David Brooks rightly argues in his NYTimes Op Ed today that the liberally educated generalist is capable of the imaginative sweeps necessary to help America's embattled intelligence networks which suffer (so says the bipartisan Intelligence committee), among other things, from a nasty case of Groupthink. The requisite "Chattering Class" mention of Blink should not distract us from following the keen argument):

"A new paper by a Yale undergraduate, Sulmaan Wasif Khan, contrasts these two ways of looking at the world. Khan compares the C.I.A.'s 1960's-era National Intelligence Estimates on China, which have been recently declassified, with the work of generalist scholars like Donald Zagoria.

"The C.I.A.'s intelligence estimates are what you'd expect: bloodless compilations of data by anonymous technicians. They do not draw patterns based on an understanding of Chinese history or make generalizations about the ethos of the Chinese elite.

"Zagoria's approach was quite different. Relying on a deep understanding of Chinese history and society, he made novelistic judgments about the Chinese leadership's hopes and fears. He imagined how we must appear to the Chinese, and how different American moves would be interpreted.

"The C.I.A. analysts concluded on Nov. 12, 1970, that there was little prospect of improvement in Sino-American relations. Zagoria said China would be open to a rapprochement.

"Zagoria was right."

Of course he was. All this reminded me of Liam Hudson and CP Snow's "Two Cultures," on the breakdown of communication between the hard sciences -- like the Edge.org camp -- and the humanities, like the proponents of The Great Books. And ... never the twain shall meet.

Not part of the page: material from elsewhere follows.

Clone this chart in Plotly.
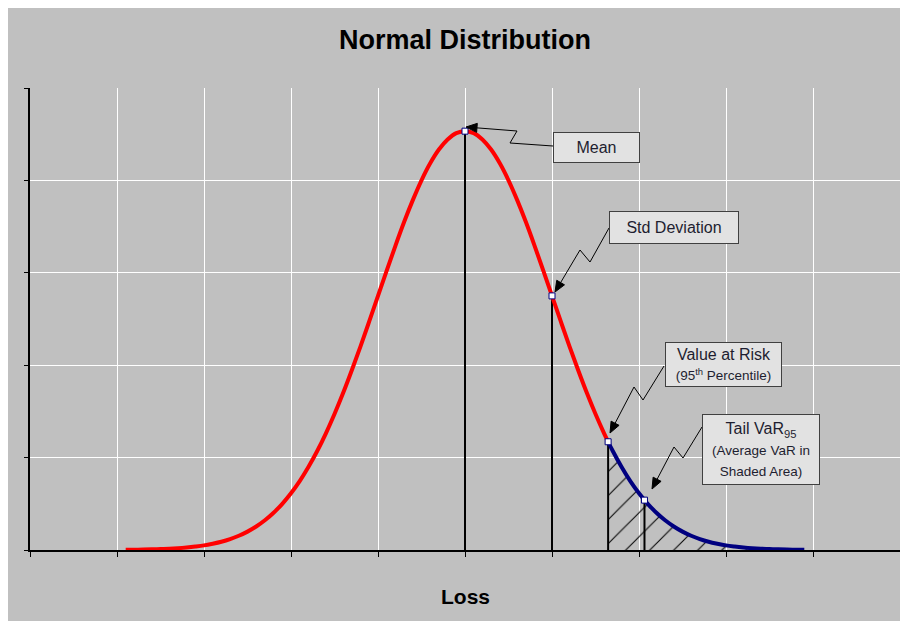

Now, who was Liam Hudson? According to the The Times of London:

"LIAM HUDSON was a psychologist, educator and celebrated explorer of ideas. An original thinker always alertly attuned to contemporary culture, he was admired for his intellectual style and the felicity with which he expressed his ideas in his many books and articles.

".. His astonishing first book, Contrary Imaginations (1966), reflected the thinking of the times ? C. P. Snow had published his influential analysis of the two opposed 'cultures' of science and art in 1959. Hudson, on the basis of the Getzels-Jackson test (one question: How many uses can you think of for a brick?) given to 95 schoolboys, differentiated two intellectual types: convergers and divergers. Convergers, specialising in mathematics and physical sciences, thought literally, prosaically and predictably; divergers, geared to the arts, were capable of surprising cognitive leaps."

And with Lawrence Summers' comments on the cognition of women, as well as questions what actually constitutes consciousness -- Terry Sciavo, Pope John Paul II -- we are at a peculiar crossroads of a societal conversation on the nature of cognition. Back to Liam Hudson"

"These ideas were taken further in two more influential books, Frames of Mind (1968) and The Cult of the Fact (1972). Hudson aimed to refute the claim that scientific findings were value-free; he insisted that no matter how 'objective' the research, the investigator?s presuppositions were always in operation."

Investigator's presuppositions always in operation, you say. Curious. That would go a long way in explaining the disgustingly disingenuous Bell Curve (exaggerated cough suggesting feigned detachment).

And Reuters on the commission's findings, "The commission's report warned that U.S. intelligence knows 'disturbingly little' about the nuclear programs of potential U.S. adversaries such as Iran and North Korea."

Something needs to be done, and fast. Perhaps it's time to try a marriage of convenience: The generalist and hard scientist, for the safety of the commonweal. (And the lion shall lay down with the lamb ...)

1 comment:

Troy Camplin said...

Indeed, the those humanities people who have that ""Lilly-livered liberal" patina (Averted Gaze) which makes them less desirable at intelligence gathering" makes it hard for us classical liberal humanities people who believe in rigor and excellence to get invited much of anywhere. And since they run the university departments, they don't much care for our presence, either, making jobs hard to come by. Thus, we lose out doubly because of them.